EXERCISE GOAL: The lines to be extracted run from the start of the listing through the line containing "YAxis, ReferenceLine, ReferenceArea"; copy them exactly and nothing else.

DATA SHOWN:
--------
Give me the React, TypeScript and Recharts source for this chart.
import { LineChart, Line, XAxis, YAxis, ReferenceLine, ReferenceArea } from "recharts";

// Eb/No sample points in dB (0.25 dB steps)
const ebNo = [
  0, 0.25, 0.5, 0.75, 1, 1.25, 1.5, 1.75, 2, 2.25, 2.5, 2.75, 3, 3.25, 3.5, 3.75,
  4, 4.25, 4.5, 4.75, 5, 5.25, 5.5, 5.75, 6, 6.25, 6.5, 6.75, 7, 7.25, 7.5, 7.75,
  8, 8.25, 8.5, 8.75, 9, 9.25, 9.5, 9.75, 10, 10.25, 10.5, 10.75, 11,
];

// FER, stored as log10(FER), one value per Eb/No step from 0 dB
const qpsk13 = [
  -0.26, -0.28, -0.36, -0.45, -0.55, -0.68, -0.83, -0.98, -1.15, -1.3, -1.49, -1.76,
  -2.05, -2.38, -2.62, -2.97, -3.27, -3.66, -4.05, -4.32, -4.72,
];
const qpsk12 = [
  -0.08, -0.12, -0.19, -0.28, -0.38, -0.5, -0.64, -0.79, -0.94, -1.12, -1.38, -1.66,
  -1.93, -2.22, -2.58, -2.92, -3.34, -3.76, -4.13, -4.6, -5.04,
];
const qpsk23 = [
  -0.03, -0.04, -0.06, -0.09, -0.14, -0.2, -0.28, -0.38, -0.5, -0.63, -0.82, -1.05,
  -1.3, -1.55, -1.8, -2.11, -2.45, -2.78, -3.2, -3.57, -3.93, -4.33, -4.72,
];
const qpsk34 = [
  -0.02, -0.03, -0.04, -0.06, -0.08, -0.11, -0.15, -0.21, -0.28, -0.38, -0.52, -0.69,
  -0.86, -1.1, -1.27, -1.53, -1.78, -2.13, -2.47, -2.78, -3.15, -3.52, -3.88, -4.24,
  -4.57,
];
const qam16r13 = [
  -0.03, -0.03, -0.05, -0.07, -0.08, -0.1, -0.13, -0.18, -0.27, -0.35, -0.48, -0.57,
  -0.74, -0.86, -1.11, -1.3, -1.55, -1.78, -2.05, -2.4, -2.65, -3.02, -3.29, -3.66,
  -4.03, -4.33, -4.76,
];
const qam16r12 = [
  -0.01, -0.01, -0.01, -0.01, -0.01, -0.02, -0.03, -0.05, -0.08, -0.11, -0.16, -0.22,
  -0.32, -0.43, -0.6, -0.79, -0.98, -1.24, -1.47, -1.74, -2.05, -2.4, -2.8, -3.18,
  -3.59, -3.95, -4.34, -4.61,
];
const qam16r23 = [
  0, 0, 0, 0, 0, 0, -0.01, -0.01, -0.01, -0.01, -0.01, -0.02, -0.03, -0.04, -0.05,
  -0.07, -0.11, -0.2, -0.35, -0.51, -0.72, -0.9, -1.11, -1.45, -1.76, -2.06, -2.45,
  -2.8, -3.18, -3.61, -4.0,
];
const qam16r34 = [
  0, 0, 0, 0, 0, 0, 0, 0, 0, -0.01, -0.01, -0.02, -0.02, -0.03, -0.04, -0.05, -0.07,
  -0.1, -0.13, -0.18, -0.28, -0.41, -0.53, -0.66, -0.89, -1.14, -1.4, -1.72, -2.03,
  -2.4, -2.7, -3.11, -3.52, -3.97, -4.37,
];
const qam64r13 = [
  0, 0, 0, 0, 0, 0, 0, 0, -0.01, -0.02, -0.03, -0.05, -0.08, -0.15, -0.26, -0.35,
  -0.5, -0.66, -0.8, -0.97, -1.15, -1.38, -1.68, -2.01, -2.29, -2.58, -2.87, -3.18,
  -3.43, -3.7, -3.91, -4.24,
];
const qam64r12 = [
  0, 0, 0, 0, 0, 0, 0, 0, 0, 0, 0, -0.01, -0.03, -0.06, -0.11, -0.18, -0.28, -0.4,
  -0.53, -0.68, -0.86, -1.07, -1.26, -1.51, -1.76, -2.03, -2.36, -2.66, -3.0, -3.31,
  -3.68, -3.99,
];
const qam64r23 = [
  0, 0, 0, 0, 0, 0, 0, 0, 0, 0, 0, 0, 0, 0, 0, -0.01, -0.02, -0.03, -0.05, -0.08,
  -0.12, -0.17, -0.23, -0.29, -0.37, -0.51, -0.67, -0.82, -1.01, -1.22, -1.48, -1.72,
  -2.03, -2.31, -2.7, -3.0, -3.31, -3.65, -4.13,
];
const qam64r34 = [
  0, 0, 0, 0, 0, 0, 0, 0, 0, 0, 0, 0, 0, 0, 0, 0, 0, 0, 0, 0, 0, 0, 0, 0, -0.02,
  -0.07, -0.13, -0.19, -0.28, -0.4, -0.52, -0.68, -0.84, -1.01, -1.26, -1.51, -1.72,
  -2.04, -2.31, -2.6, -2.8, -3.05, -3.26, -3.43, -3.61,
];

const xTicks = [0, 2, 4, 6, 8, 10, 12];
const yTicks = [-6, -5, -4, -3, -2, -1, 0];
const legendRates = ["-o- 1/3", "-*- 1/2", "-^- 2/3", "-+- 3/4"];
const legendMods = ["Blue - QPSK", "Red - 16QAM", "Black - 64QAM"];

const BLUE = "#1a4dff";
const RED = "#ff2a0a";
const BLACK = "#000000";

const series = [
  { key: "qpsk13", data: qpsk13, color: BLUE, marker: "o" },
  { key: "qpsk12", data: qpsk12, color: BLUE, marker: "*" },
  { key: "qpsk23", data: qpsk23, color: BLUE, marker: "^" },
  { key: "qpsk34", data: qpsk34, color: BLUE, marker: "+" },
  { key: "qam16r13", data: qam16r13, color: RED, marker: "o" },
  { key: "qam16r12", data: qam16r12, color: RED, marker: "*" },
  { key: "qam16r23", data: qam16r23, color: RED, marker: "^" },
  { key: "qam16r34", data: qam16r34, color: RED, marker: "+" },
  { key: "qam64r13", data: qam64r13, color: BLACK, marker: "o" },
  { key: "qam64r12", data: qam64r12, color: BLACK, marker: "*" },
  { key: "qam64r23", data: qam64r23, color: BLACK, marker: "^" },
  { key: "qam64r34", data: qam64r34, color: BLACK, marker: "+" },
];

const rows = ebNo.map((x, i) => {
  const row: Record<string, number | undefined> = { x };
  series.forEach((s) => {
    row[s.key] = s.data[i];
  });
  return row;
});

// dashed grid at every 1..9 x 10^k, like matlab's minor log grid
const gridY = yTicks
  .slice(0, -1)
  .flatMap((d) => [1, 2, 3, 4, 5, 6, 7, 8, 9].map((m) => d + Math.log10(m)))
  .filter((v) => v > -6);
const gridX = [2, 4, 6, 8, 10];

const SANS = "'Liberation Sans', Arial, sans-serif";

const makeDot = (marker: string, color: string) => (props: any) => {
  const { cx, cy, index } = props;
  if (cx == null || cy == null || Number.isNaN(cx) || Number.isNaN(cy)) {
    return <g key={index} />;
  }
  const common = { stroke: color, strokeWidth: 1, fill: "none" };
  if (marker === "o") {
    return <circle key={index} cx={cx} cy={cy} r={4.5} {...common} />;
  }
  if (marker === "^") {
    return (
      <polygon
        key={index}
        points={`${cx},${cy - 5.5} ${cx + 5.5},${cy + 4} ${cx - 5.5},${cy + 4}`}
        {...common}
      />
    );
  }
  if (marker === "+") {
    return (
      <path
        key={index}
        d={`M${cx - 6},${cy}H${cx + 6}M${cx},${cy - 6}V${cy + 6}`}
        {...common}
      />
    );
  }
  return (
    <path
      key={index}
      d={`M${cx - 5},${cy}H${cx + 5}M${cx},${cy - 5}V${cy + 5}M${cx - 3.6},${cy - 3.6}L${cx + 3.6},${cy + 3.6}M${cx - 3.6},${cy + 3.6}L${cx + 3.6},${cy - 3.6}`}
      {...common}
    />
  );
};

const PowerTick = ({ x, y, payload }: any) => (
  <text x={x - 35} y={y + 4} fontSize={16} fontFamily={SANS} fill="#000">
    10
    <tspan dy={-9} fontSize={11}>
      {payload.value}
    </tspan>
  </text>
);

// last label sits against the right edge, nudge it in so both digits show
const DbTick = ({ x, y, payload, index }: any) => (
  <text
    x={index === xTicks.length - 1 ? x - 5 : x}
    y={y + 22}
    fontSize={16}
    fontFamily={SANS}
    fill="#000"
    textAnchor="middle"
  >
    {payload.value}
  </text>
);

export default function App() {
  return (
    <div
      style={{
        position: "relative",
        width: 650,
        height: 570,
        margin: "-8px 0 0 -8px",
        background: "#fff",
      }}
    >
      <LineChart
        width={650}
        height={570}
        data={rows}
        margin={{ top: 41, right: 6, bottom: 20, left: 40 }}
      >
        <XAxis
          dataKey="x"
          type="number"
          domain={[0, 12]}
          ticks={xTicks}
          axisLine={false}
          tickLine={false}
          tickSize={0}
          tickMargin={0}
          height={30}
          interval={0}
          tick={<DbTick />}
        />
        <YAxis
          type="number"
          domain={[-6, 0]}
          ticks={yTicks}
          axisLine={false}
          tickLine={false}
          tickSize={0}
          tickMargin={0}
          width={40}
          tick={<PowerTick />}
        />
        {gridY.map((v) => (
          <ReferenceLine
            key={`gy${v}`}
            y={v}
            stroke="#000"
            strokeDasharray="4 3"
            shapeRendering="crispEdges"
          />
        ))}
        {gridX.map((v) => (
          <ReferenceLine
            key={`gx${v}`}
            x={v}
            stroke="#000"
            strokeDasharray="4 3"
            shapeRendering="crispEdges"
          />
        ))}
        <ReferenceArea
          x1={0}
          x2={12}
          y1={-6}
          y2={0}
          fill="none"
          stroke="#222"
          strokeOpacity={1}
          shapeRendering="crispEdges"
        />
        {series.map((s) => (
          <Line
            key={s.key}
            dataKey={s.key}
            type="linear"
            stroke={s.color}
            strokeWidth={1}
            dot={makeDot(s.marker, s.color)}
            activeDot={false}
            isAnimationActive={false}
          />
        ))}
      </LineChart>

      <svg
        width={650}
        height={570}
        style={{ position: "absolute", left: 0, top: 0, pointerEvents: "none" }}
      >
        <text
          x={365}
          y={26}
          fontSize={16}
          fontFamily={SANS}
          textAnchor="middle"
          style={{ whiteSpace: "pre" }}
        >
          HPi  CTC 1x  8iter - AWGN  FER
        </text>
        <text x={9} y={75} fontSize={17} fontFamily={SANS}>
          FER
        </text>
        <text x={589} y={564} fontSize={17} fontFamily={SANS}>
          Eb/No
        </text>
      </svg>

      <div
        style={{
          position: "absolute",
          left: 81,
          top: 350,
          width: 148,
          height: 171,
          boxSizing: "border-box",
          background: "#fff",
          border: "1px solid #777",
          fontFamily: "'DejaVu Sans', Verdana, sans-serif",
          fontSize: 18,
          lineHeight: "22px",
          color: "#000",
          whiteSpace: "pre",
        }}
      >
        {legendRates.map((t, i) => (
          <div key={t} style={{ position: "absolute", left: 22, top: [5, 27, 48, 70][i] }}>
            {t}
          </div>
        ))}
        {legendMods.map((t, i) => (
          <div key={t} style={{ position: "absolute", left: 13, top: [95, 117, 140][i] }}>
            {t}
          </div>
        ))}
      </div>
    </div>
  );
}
--------
RESULT:
Give me the React, TypeScript and Recharts source for this chart.
import { LineChart, Line, XAxis, YAxis, ReferenceLine, ReferenceArea } from "recharts";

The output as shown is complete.